I want to create a dataframe containing all the results from the topic model so that I can insert it into a database. This is how I do it:
# create dataframe with relevant results
topics <- as.data.frame(ldaTopics@gamma)
topics$id <- as.character(ldaTopics@documents)
topics$topic <- topics(ldaTopics)
# reorder columns to match table structure in database
reordered_topics <- topics[,c(6, 1, 2, 3, 4, 5, 7)]
# write results to db
dbWriteTable(con, "topics", value = reordered_topics, append = TRUE, row.names = FALSE)
Now my problem: when I write my dataframe to the database I get the error that there are duplicate id's:
RS-DBI driver: (could not Retrieve the result : ERROR: duplicate key value violates unique constraint "topics_pkey" DETAIL: Key (id)=(1) already exists.
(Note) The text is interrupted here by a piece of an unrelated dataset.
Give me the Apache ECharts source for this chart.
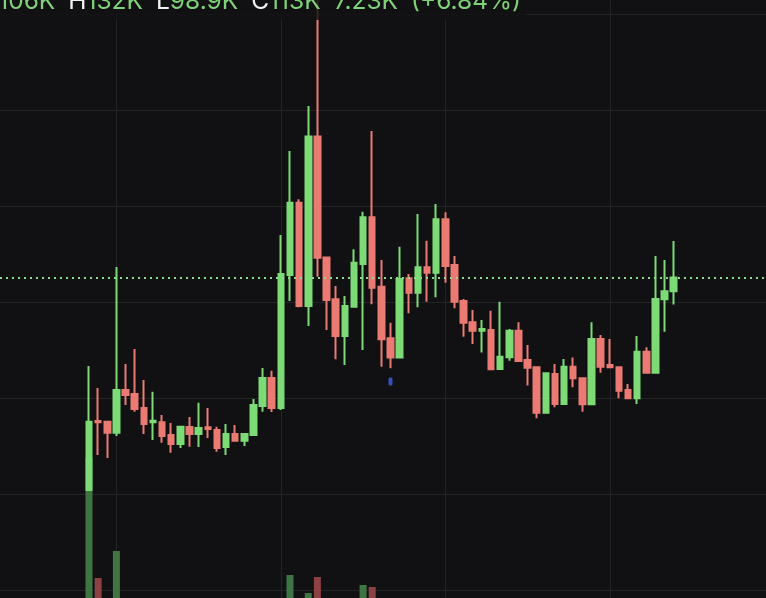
<!DOCTYPE html>
<html><head><meta charset="utf-8">
<script src="https://cdn.jsdelivr.net/npm/echarts@6/dist/echarts.min.js"></script>
<style>html,body{margin:0;padding:0;background:#111114;overflow:hidden}#c{width:766px;height:598px}</style>
</head><body><div id="c"></div>
<script>
// ---- data (prices in K) ----
const categories = Array.from({length: 65}, (_, i) => String(i + 1));
const opens  = [2.3,38.3,37.9,32.2,54.4,52.3,45.1,37.6,37.6,31.0,26.3,35.2,31.5,35.0,33.6,24.7,31.5,28.0,31.0,46.1,60.7,45.1,114.3,152.0,98.2,186.4,123.5,101.7,82.6,97.8,120.1,144.4,108.2,81.4,71.3,112.6,105.1,118.3,115.5,143.3,119.5,100.8,89.7,85.3,85.7,65.4,71.5,85.3,70.1,66.3,42.6,62.8,47.1,66.6,60.5,47.0,81.0,67.5,66.3,54.4,50.1,74.4,63.4,101.7,105.8];
const closes = [37.9,37.6,32.2,54.4,51.8,44.5,36.7,38.4,30.5,26.3,35.3,31.5,34.6,34.1,24.2,31.5,28.0,31.5,46.6,60.7,45.1,114.8,152.0,98.2,186.4,123.3,101.3,82.6,98.2,120.7,144.4,107.7,80.8,71.3,112.2,105.1,118.3,115.5,143.3,119.0,100.4,89.5,85.3,86.2,65.2,71.8,85.3,69.5,66.0,42.6,63.1,47.1,66.6,60.5,47.0,81.0,66.6,66.3,54.1,50.1,74.4,63.4,101.8,105.8,113.0];
const lows   = [2.3,20.6,19.0,30.5,46.6,43.1,31.5,28.4,27.0,21.8,24.2,24.9,24.7,29.4,22.3,20.6,27.9,25.3,30.9,43.1,43.0,44.0,100.8,97.5,87.8,113.4,85.7,70.4,67.5,97.6,75.3,99.1,66.6,65.7,71.1,94.4,97.5,100.4,102.7,110.3,97.0,82.2,78.4,73.9,64.8,65.2,69.7,69.4,56.8,39.7,42.4,45.4,47.0,55.8,43.1,46.9,63.4,66.2,50.1,50.0,47.1,63.3,63.3,84.8,98.9];
const highs  = [66.9,55.5,38.2,118.5,68.0,75.8,59.6,53.5,41.4,37.2,35.6,40.4,47.8,45.1,35.3,36.7,36.2,31.6,49.7,65.9,64.5,135.2,178.9,153.8,202.3,262.0,123.6,108.6,103.4,127.7,147.3,189.3,122.1,89.5,129.1,114.8,146.1,132.2,151.3,147.0,124.2,101.8,96.1,90.9,95.7,100.4,86.2,89.7,77.9,66.4,63.3,68.0,70.6,71.3,60.7,89.7,83.1,81.0,66.4,57.6,82.6,76.7,124.2,122.1,132.0];
const volumes = [140,20,0,47,0,0,0,0,0,0,0,0,0,0,0,0,0,0,0,0,0,0,23,0,5,21,0,0,0,0,13,11,0,0,0,0,0,0,0,0,0,0,0,0,0,0,0,0,0,0,0,0,0,0,0,0,0,0,0,0,0,0,0,0,0];
const markers = [[34, 58.9]]; // [candle number, price]
const priceTicks = [-50, 0, 50, 100, 150, 200, 250];
const legend = {open: '106K', high: '132K', low: '98.9K', close: '113K', change: '7.23K', pct: '+6.84%'};
const lastClose = closes[closes.length - 1];

// ---- styles ----
const UP = '#7ddb76', DOWN = '#ea7a72';
const UPV = '#3f7543', DOWNV = '#8c4142';
const GRIDC = '#242427';

const pxPerK = 576 / (priceTicks[priceTicks.length-1] - priceTicks[0]);
const gTop = 14.5;
const candleMin = priceTicks[0] - 7.5 / pxPerK;
const candleMax = priceTicks[priceTicks.length-1] + gTop / pxPerK;
const step = 9.136, firstX = 89;
const cLeft = firstX - step / 2, cWidth = step * categories.length;

const chart = echarts.init(document.getElementById('c'));
const rs = { fontSize: 24.5, fontWeight: 'normal', fontFamily: 'Inter' };
const WHITE = '#f2f2f2', GREEN = '#7fd277';
chart.setOption({
  animation: false,
  backgroundColor: '#111114',
  title: {
    text: `{w0|O}{g|${legend.open}}{w|H}{g|${legend.high}}{w|L}{g|${legend.low}}{w|C}{g|${legend.close}}{g2|${legend.change}}{g2|(${legend.pct})}`,
    left: -20.5, top: -11, padding: 0, z: 10,
    textStyle: { fontWeight: 'normal', rich: {
      w0: Object.assign({ color: WHITE }, rs),
      w: Object.assign({ color: WHITE, padding: [0, 0, 0, 13] }, rs),
      g: Object.assign({ color: GREEN }, rs),
      g2: Object.assign({ color: GREEN, padding: [0, 0, 0, 13] }, rs)
    }}
  },
  graphic: [{ type: 'rect', z: 5, shape: { x: 0, y: 0, width: 527, height: 20 }, style: { fill: 'rgba(17,17,20,0.82)' } }],
  grid: [
    { left: 0, right: 0, top: gTop, height: 576 },
    { left: cLeft, width: cWidth, top: 0, height: 598 },
    { left: cLeft, width: cWidth, top: 398, height: 200 }
  ],
  xAxis: [
    { type: 'value', gridIndex: 0, min: 0, max: 1, show: false },
    { type: 'category', gridIndex: 1, data: categories, boundaryGap: true,
      axisLine: {show: false}, axisTick: {show: false}, axisLabel: {show: false},
      splitLine: { show: true, alignWithLabel: true, interval: (i) => (i - 3) % 18 === 0, lineStyle: { color: GRIDC, width: 1 } } },
    { type: 'category', gridIndex: 2, data: categories, show: false }
  ],
  yAxis: [
    { type: 'value', gridIndex: 0, min: priceTicks[0], max: priceTicks[priceTicks.length-1], interval: 50,
      axisLine: {show: false}, axisTick: {show: false}, axisLabel: {show: false},
      splitLine: { show: true, lineStyle: { color: GRIDC, width: 1 } } },
    { type: 'value', gridIndex: 1, min: candleMin, max: candleMax, show: false, splitLine: {show: false} },
    { type: 'value', gridIndex: 2, min: 0, max: 200, show: false, splitLine: {show: false} }
  ],
  series: [
    { type: 'line', xAxisIndex: 0, yAxisIndex: 0, data: [], silent: true,
      markLine: { silent: true, symbol: 'none', label: {show: false},
        lineStyle: { color: '#8fd98a', type: [2, 4], width: 2 },
        data: [{ yAxis: lastClose }] } },
    { type: 'bar', xAxisIndex: 2, yAxisIndex: 2, barWidth: 7,
      data: volumes.map((v, i) => ({ value: v, itemStyle: { color: closes[i] >= opens[i] ? UPV : DOWNV } })) },
    { type: 'candlestick', xAxisIndex: 1, yAxisIndex: 1, barWidth: 6, clip: false,
      itemStyle: { color: UP, color0: DOWN, borderColor: UP, borderColor0: DOWN, borderWidth: 2 },
      data: opens.map((o, i) => [o, closes[i], lows[i], highs[i]]) },
    { type: 'scatter', xAxisIndex: 1, yAxisIndex: 1, symbol: 'roundRect', symbolSize: [4, 8],
      itemStyle: { color: '#3f5fe6' },
      data: markers.map(m => [m[0] - 1, m[1]]) }
  ]
});
</script></body></html>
CONTEXT: COPY topics, line 1
This is strange since I have checked to what extent the id's are indeed with `SELECT COUNT(DISTINCT id) FROM tweets;. The number returned was the same as selecting all the id's in the entire table.
I think something is going wrong with my way of combining the topicmodels
results into a dataframe. But I cannot figure out what is happening. Does anyone know what is happening here?